Изменить размер шрифта - +
Вошедшей служанке он сказал сердито:

— Ее сиятельству дурно.

Он не ушел, а обождал в большом вестибюле, пока служанка, похлопотав, ушла из спальни, и тихо сказал:

— Если Робина повесят, знайте, это вы затянули на его шее веревку.

Лайла услыхала, как он сбежал с лестницы и громко зарыдала.

— Трус, грубиян, — шептала она, истерически всхлипывая.

Послали за Гревилем. Он явился, подошел к Лайле и взял ее руки.

— Мартин Вейн был здесь и угрожал мне, — задыхаясь проговорила Лайла.

— Угрожал вам! — проговорил Гревиль тихо.

— Он, кажется, обвиняет меня во всем, — зарыдала Лайла. — Он сказал, что если Робина повесят, то повесят его из-за меня.

Она внезапно взглянула в лицо своего мужа, выражавшее спокойствие. Это придало ей мужества.

— Хюго, — прошептала она, — неужели вы думаете, что Робина в самом деле повесят?

— Если настоящий убийца не будет обнаружен, мне кажется, что его казнят, — отвечал Гревиль серьезно.

— Но ведь он не совершил преступление! — горячо запротестовала Лайла и замолчала, поняв, что выдает себя.

Но Гревиль только спокойно спросил:

— Откуда вы знаете?

— Неужели вы считаете его виновным? — сказала Лайла.

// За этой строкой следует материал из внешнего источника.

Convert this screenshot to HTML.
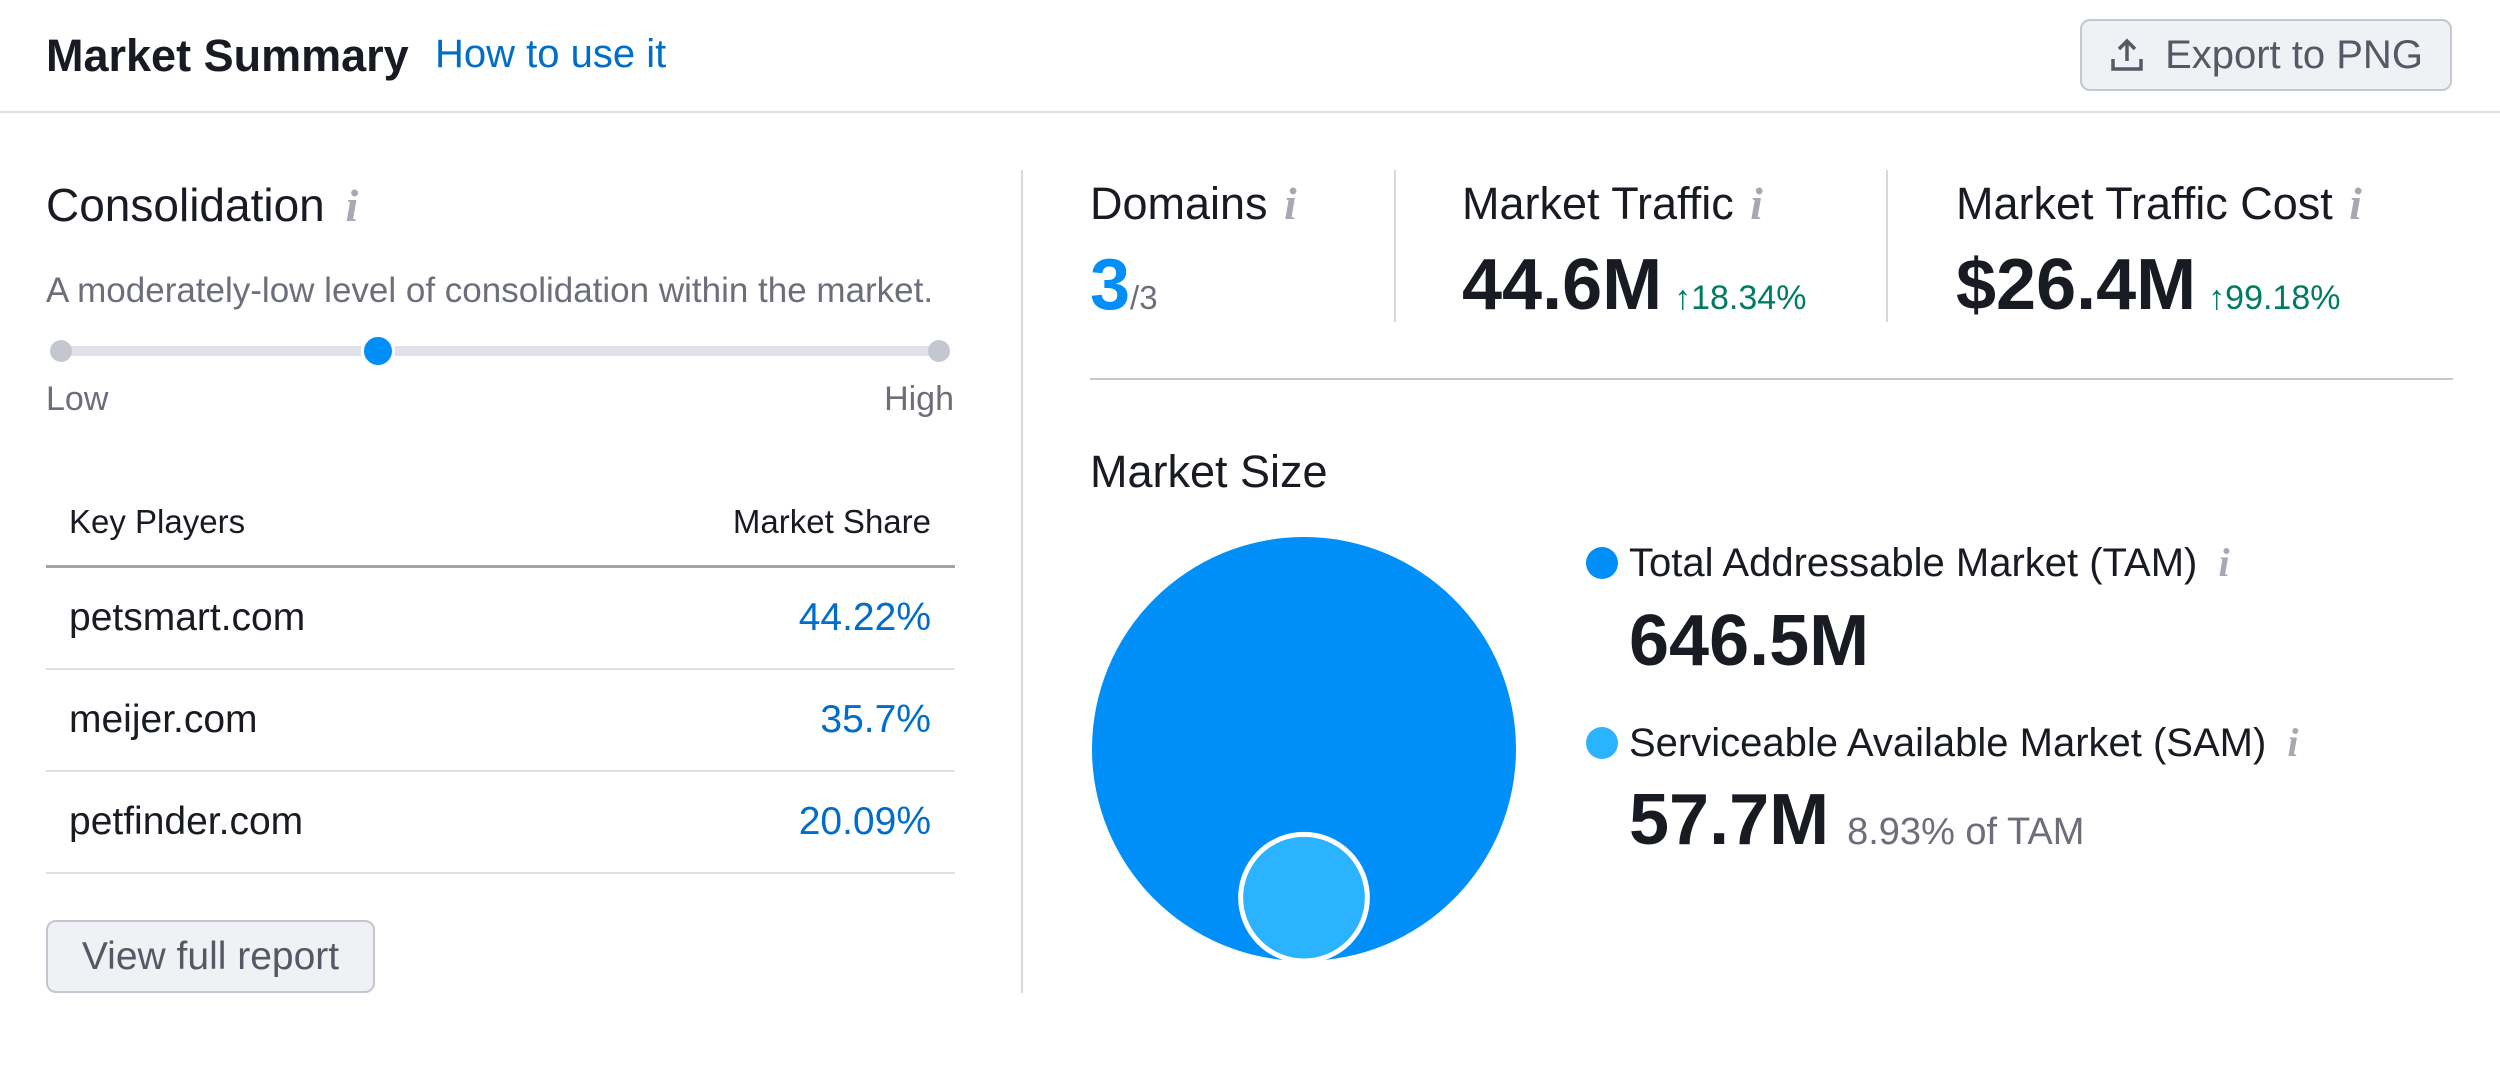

— Я уверен, что он не убил, — отвечал Гревиль. — И сознаю так же ясно, как и вы, что тот, кто может помочь ему спастись и молчит, глубоко перед ним виноват.

Лайла освободила свои руки. Прежнее мучительное отчаянье и бесконечное сомнение охватили ее снова.

— Я посижу у вас еще немного, — сказал ей муж. — Не хотите ли вы, чтобы я почитал вам вслух?

— Да, — ответила Лайла беззвучно. Она не слыхала, о чем ей читал Гревиль, она изучала его лицо, и ей показалось, будто она видит его впервые. Он удивлял и пугал ее в последнее время, хотя был неизменно мягок и предупредителен.

До дня, когда произошло убийство, он был с ней искренним, по крайней мере, — таким, каким он сделался с момента их большой ссоры. Его отношение к ней можно было назвать человечным, что, по мнению Лайлы, выражалось в комплиментах и внешней любезности.

Но со времени того страшного вечера он ни разу не поцеловал и не приласкал ее. Однажды она прижала свою щеку к его лицу, но он очень решительно отодвинул голову.

Она сказала громко, прерывая его чтение:

— Хюго, отчего вы стали таким… другим?

Гревиль поднял голову. У него были светлые серые глаза и короткие, густые, черные ресницы. Эти глаза казались единственной молодой чертой на этом почти аскетическом лице, если не считать озарявшей его по временам улыбки.

Он спросил, устремив взгляд на лицо Лайлы:

— Каким другим?

Он не упрекал ее, но у Лайлы было такое чувство, словно он это сделал, и она сказала поспешно и умоляюще:

— О, я знаю, что вы недовольны мною. Сознаюсь, что я немного виновата, но ведь это не значит… не значит…

— Не значит — чего? — спросил Гревиль.

Лайла очаровательно покраснела — краска залила ее лицо до корней золотистых волос — и стала похожей на маленькую девочку.

Рот Гревиля болезненно искривился, когда он подумал об этом.

Она продолжала тем же нерешительным тоном.

— О, Хюго, не будьте таким суровым. Я так несчастна и измучена. Мне так хочется нежности и ласки. — Она протянула к нему руки и приподнялась.

Гревиль встал.

— В эти дни нам не следует думать о себе, — он вынул портсигар, закурил папиросу и, глядя, как аметистовый дым расплывался по воздуху, добавил:

— Вероятно, в эту минуту Робин Вейн многое бы отдал за возможность закурить папиросу.